My dad worked at General Dynamics in Pomona, CA, and they had a huge park with a top notch baseball field also. There was also an employee gym with locker room and exercise equipment. My dad use to play ping-pong every day at lunch.

In the 70’s Gallo wine comp[any had a T2 tanker ship for moving wine in bulk. When off loading or loading cargo the crew could load personal containers with wine from a tap at the loading connection.

The company I work for now had a tie in with a big movie, so just before it opened they rented out most of a big multiplex and we got to get tickets, first come first served, for the movie, 3d glasses, and popcorn and soda. During work time.

The company I used to work out sponsored concerts, and they made tickets available at the gym - which was really close to my office, right across the parking lot. I got free tickets to see the Stones and also a Blues festival with BB King. Nosebleed seats for the Stones, but free, free, free.
This company also gave free massages, but I never partook.
Most big Silicon Valley companies have gyms, so that’s no big deal.

I used to know someone who worked at Dolby Labs.
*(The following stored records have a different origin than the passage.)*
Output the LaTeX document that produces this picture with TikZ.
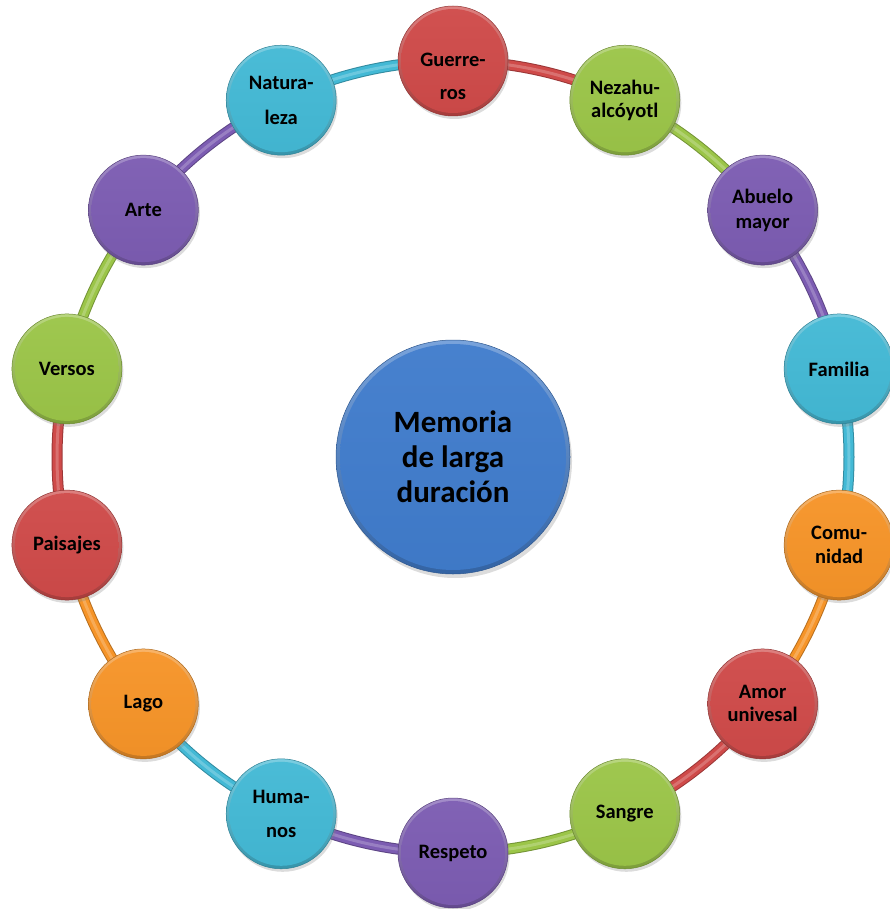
\documentclass[tikz,border=0pt]{standalone}
\usepackage{fontspec}
\setmainfont{Carlito}
\usetikzlibrary{shadows}
\pgfdeclarelayer{bg}
\pgfsetlayers{bg,main}
\definecolor{cred}{RGB}{207,74,73}
\definecolor{cgreen}{RGB}{155,197,72}
\definecolor{cpurple}{RGB}{124,92,178}
\definecolor{ccyan}{RGB}{67,185,213}
\definecolor{corange}{RGB}{246,148,40}
\definecolor{cblue}{RGB}{64,124,204}
\tikzset{
  bub/.style={circle, minimum size=110pt, inner sep=0pt,
    draw=#1!70!black, line width=0.5pt,
    top color=#1!70!white, bottom color=#1!80!black,
    drop shadow={opacity=0.28, shadow xshift=1.5pt, shadow yshift=-3pt},
    path picture={\shade[top color=#1!96!white, bottom color=#1!97!black]
      (path picture bounding box.center) circle[radius=52pt];}},
  bigbub/.style={circle, minimum size=234pt, inner sep=0pt,
    draw=#1!70!black, line width=0.5pt,
    top color=#1!70!white, bottom color=#1!80!black,
    drop shadow={opacity=0.28, shadow xshift=2pt, shadow yshift=-4pt},
    path picture={\shade[top color=#1!96!white, bottom color=#1!97!black]
      (path picture bounding box.center) circle[radius=113pt];}},
  lbl/.style={font=\fontsize{20.5}{#1}\selectfont\bfseries, align=center, inner sep=0pt, text=black},
  lbl/.default=23,
  tube/.style={draw=#1, line width=9pt,
    preaction={draw=#1!75!black, line width=11pt},
    postaction={draw=white, draw opacity=0.22, line width=3pt}},
  ring/.style={bend left=12.857, looseness=0.8625}
}
\begin{document}
\begin{tikzpicture}[x=1pt,y=-1pt]
\useasboundingbox (0,0) rectangle (889,909);
% outer circles
\node[bub=cred]    (n0)  at (453,61) {};
\node[bub=cgreen]  (n1)  at (624.8,100.2) {};
\node[bub=cpurple] (n2)  at (762.6,210.1) {};
\node[bub=ccyan]   (n3)  at (839.1,368.9) {};
\node[bub=corange] (n4)  at (839.1,545.1) {};
\node[bub=cred]    (n5)  at (762.6,703.9) {};
\node[bub=cgreen]  (n6)  at (624.8,813.8) {};
\node[bub=cpurple] (n7)  at (453,853) {};
\node[bub=ccyan]   (n8)  at (281.2,813.8) {};
\node[bub=corange] (n9)  at (143.4,703.9) {};
\node[bub=cred]    (n10) at (66.9,545.1) {};
\node[bub=cgreen]  (n11) at (66.9,368.9) {};
\node[bub=cpurple] (n12) at (143.4,210.1) {};
\node[bub=ccyan]   (n13) at (281.2,100.2) {};
% center
\node[bigbub=cblue] (c) at (453,457) {};
% labels
\node[lbl=33] (t0) at (453,76) {Guerre-\\ros};
\node[lbl=23] (t1) at (n1) {Nezahu-\\alcóyotl};
\node[lbl=25] (t2) at (n2) {Abuelo\\mayor};
\node[lbl] (t3) at (n3) {Familia};
\node[lbl=24] (t4) at (n4) {Comu-\\nidad};
\node[lbl=23] (t5) at (n5) {Amor\\univesal};
\node[lbl] (t6) at (n6) {Sangre};
\node[lbl] (t7) at (n7) {Respeto};
\node[lbl=34] (t8) at (n8) {Huma-\\nos};
\node[lbl] (t9) at (n9) {Lago};
\node[lbl] (t10) at (n10) {Paisajes};
\node[lbl] (t11) at (n11) {Versos};
\node[lbl] (t12) at (n12) {Arte};
\node[lbl=35] (t13) at (n13) {Natura-\\leza};
\node[font=\fontsize{31}{35}\selectfont\bfseries, align=center, inner sep=0pt] (tc) at (c) {Memoria\\de larga\\duración};
% ring connectors
\begin{pgfonlayer}{bg}
\draw[tube=cred]    (n0.center)  to[ring] (n1.center);
\draw[tube=cgreen]  (n1.center)  to[ring] (n2.center);
\draw[tube=cpurple] (n2.center)  to[ring] (n3.center);
\draw[tube=ccyan]   (n3.center)  to[ring] (n4.center);
\draw[tube=corange] (n4.center)  to[ring] (n5.center);
\draw[tube=cred]    (n5.center)  to[ring] (n6.center);
\draw[tube=cgreen]  (n6.center)  to[ring] (n7.center);
\draw[tube=cpurple] (n7.center)  to[ring] (n8.center);
\draw[tube=ccyan]   (n8.center)  to[ring] (n9.center);
\draw[tube=corange] (n9.center)  to[ring] (n10.center);
\draw[tube=cred]    (n10.center) to[ring] (n11.center);
\draw[tube=cgreen]  (n11.center) to[ring] (n12.center);
\draw[tube=cpurple] (n12.center) to[ring] (n13.center);
\draw[tube=ccyan]   (n13.center) to[ring] (n0.center);
\end{pgfonlayer}
\end{tikzpicture}
\end{document}
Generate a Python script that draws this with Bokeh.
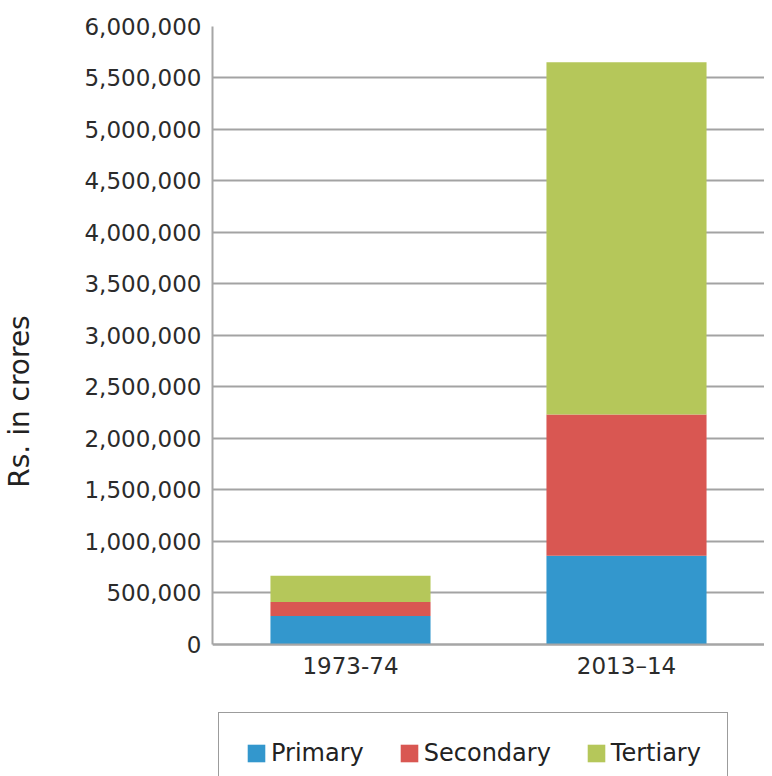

IIRC, they had Family Movie Night in the Reference Theatre at their San Francisco headquarters once a month. They were able to get copies of movies pretty shortly into their original theatrical runs. If you want to know what a movie should sound like, try to finagle an invitation to see it at this auditorium as there is not a better-executed theater sound system anywhere else. Not many more comfortable or cleaner either.

For now, I can content myself with free checking and savings accounts and discounts on safety deposit boxes, plus free cashier’s checks.